参院選、一夜明けて (2010.7.12)

 

マスコミの予想通り、というより予想以上の民主党の敗北であった。新聞などは、第一の敗因を菅首相の消費税増税発言にあるといっているが、私には、問題はもっと根本的なところにあるように見える。

 

思えば、昨年の衆議院選で、民主党は地滑り的な大勝利を手にした。これも、自民党政治に嫌気がさした浮動票が民主党に流れたことが最大に理由であった。
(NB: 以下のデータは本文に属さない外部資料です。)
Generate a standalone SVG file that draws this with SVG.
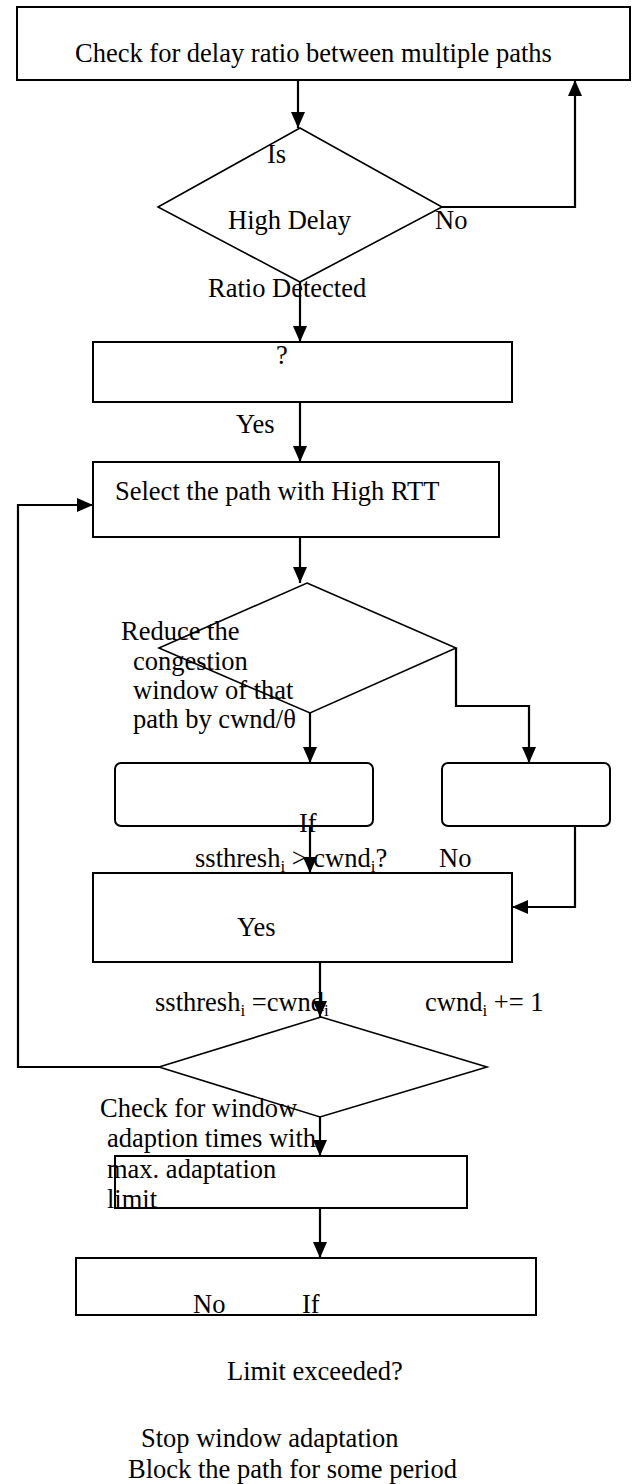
<svg xmlns="http://www.w3.org/2000/svg" width="632" height="1484" viewBox="0 0 632 1484">
  <style>
    .box { fill: none; stroke: #000; stroke-width: 2; }
    .dia { fill: none; stroke: #000; stroke-width: 1.6; }
    .conn { fill: none; stroke: #000; stroke-width: 2.2; }
    text { font-family: "Liberation Serif", "Times New Roman", serif; font-size: 26.5px; fill: #000; }
    .sub { font-size: 17px; }
  </style>
  <defs>
    <marker id="ah" markerUnits="userSpaceOnUse" markerWidth="16" markerHeight="14" viewBox="0 0 16 14" refX="16" refY="7" orient="auto">
      <path d="M0,0 L16,7 L0,14 z" fill="#000"/>
    </marker>
  </defs>
  <rect width="632" height="1484" fill="#fff"/>

  <g id="check-delay">
    <rect class="box" x="17" y="7" width="613" height="73"/>
    <text x="75" y="62">Check for delay ratio between multiple paths</text>
  </g>

  <g id="high-delay-decision">
    <polygon class="dia" points="300,128 442,207 300,282 158,207"/>
    <text x="267" y="163">Is</text>
    <text x="228" y="229">High Delay</text>
    <text x="435" y="229">No</text>
    <text x="208" y="297">Ratio Detected</text>
  </g>

  <g id="question-box">
    <rect class="box" x="93" y="342" width="419" height="60"/>
    <text x="276" y="364">?</text>
    <text x="236" y="433">Yes</text>
  </g>

  <g id="select-path">
    <rect class="box" x="93" y="462" width="406" height="75"/>
    <text x="115" y="500">Select the path with High RTT</text>
  </g>

  <g id="reduce-decision">
    <polygon class="dia" points="307,583 456,648 310,713 159,648"/>
    <text x="121" y="640">Reduce the</text>
    <text x="133" y="670">congestion</text>
    <text x="133" y="699">window of that</text>
    <text x="133" y="728">path by cwnd/θ</text>
  </g>

  <g id="left-rounded">
    <rect class="box" x="115" y="763" width="258" height="63" rx="6"/>
    <text x="299" y="832">If</text>
  </g>

  <g id="right-rounded">
    <rect class="box" x="442" y="763" width="168" height="63" rx="6"/>
  </g>

  <g id="yes-box">
    <rect class="box" x="93" y="873" width="419" height="89"/>
    <text x="195" y="867">ssthresh<tspan class="sub" dy="5">i</tspan><tspan dy="-5"> &gt; cwnd</tspan><tspan class="sub" dy="5">i</tspan><tspan dy="-5">?</tspan></text>
    <text x="439" y="867">No</text>
    <text x="237" y="936">Yes</text>
  </g>

  <g id="update-labels">
    <text x="155" y="1011">ssthresh<tspan class="sub" dy="5">i</tspan><tspan dy="-5"> =cwnd</tspan><tspan class="sub" dy="5">i</tspan></text>
    <text x="425" y="1011">cwnd<tspan class="sub" dy="5">i</tspan><tspan dy="-5"> += 1</tspan></text>
  </g>

  <g id="window-decision">
    <polygon class="dia" points="321,1017 487,1067 320,1117 159,1067"/>
    <text x="100" y="1117">Check for window</text>
    <text x="107" y="1147">adaption times with</text>
    <text x="107" y="1178">max. adaptation</text>
    <text x="107" y="1208">limit</text>
  </g>

  <g id="limit-box">
    <rect class="box" x="115" y="1156" width="352" height="52"/>
  </g>

  <g id="final-box">
    <rect class="box" x="76" y="1258" width="460" height="57"/>
    <text x="193" y="1313">No</text>
    <text x="302" y="1313">If</text>
  </g>

  <g id="trailing-labels">
    <text x="227" y="1380">Limit exceeded?</text>
    <text x="141" y="1447">Stop window adaptation</text>
    <text x="128" y="1478">Block the path for some period</text>
  </g>

  <g id="connectors">
    <path class="conn" d="M298,80 V128" marker-end="url(#ah)"/>
    <path class="conn" d="M442,207 H575 V80" marker-end="url(#ah)"/>
    <path class="conn" d="M300,282 V342" marker-end="url(#ah)"/>
    <path class="conn" d="M300,402 V462" marker-end="url(#ah)"/>
    <path class="conn" d="M300,537 V583" marker-end="url(#ah)"/>
    <path class="conn" d="M310,713 V763" marker-end="url(#ah)"/>
    <path class="conn" d="M456,648 V706 H529 V763" marker-end="url(#ah)"/>
    <path class="conn" d="M310,826 V873" marker-end="url(#ah)"/>
    <path class="conn" d="M575,826 V907 H512" marker-end="url(#ah)"/>
    <path class="conn" d="M320,962 V1017" marker-end="url(#ah)"/>
    <path class="conn" d="M159,1067 H18 V505 H93" marker-end="url(#ah)"/>
    <path class="conn" d="M320,1117 V1156" marker-end="url(#ah)"/>
    <path class="conn" d="M320,1208 V1258" marker-end="url(#ah)"/>
  </g>
</svg>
しかし、野党の立場であれば、当時の与党自民党と麻生内閣を非難すれば事足りたが、いかんせん政権を取った経験がなかったばかりに、鳩山前内閣はかなり迷走してしまった。マニフェスト、要はあれやこれやと公約をばらまいたが、政権当事者に替わった途端、そう簡単にはことが進まない。高速道路の無料化、土木公共投資の見直しも歯切れが悪くなり、ついには社民党に引っ張られた結果、普天間基地問題が鳩山首相の命取りとなった。

 

菅首相も消費税発言で波紋が大きくなると、低所得者に対する戻し税を口にするなど、結構脇が甘くなってしまった。それを契機に、民主党内に異論が出始めたのは、まさにかつての細川政権のつまずきを思い出す。

 

一般有権者から見れば、民主党に替わったのはよいが、今ひとつ政権担当者としての安定感がない。それが、最終的に今回の民主党の得票に大きく影響したのだろう。もし、消費税値上げに対する有権者の反発が理由というならば、自民党の谷垣総裁も消費税値上げの必要性を明確に発言しており、今回の自民党の勝利はあり得なかった。そもそも、今回の選挙の投票率は前回を下回り、60%を切っている。ある意味、国民の関心はそれほどなかったのかもしれない。

 

今のまま、菅政権が不安定で、思い切った政治的決断ができなくなれば、それこそが大きな問題となるだろう。おそらく、内政問題に汲々とし、とても思い切った外交政策は打ち出せない。実際、今回の選挙結果を踏まえ、海外の反応は、日本の外交が弱くなることと、財政再建と改革が遅れるという懸念を示している。

 

米国にしてみれば、当面、普天間基地問題は解決できないと見ているし、鳩山首相に期待して北方領土問題への解決に向けた踏み込みを期待したロシアもしかりである。民主党政権に期待感を持っていた中国政府とて同じことである。外国政府にしてみれば、今、日本政府と対話を始めても、来年にはまた首相が替わるのだろうというのでは、まったくお話にならない。

 

一方、国民の側も、言葉は悪いが、何でも政府が金を出してくれるという依存意識が高まっていることが問題である。子供手当は、まさにばらまきでしかなかったと思っている(麻生内閣が行った人気取りのための戻し税と大差がない)。子供達の教育問題は大切であるが、同じ金を使うならば、もっとほかのやり方があるであろうに、と思うのは私だけではあるまい。

 

消費税の値上げについても、福祉や年金に使途を限定するならば納得するという意見は多いが、税制改革は少なくとも50年くらいの時間軸で見なければならない。一方、年金や老人福祉は喫緊の課題ではあるが、50年後まで同じ状況ではない。およそ、一度目的税を導入すればそれば、それが政治や行政の利権の温床になることは、歴史の自明である。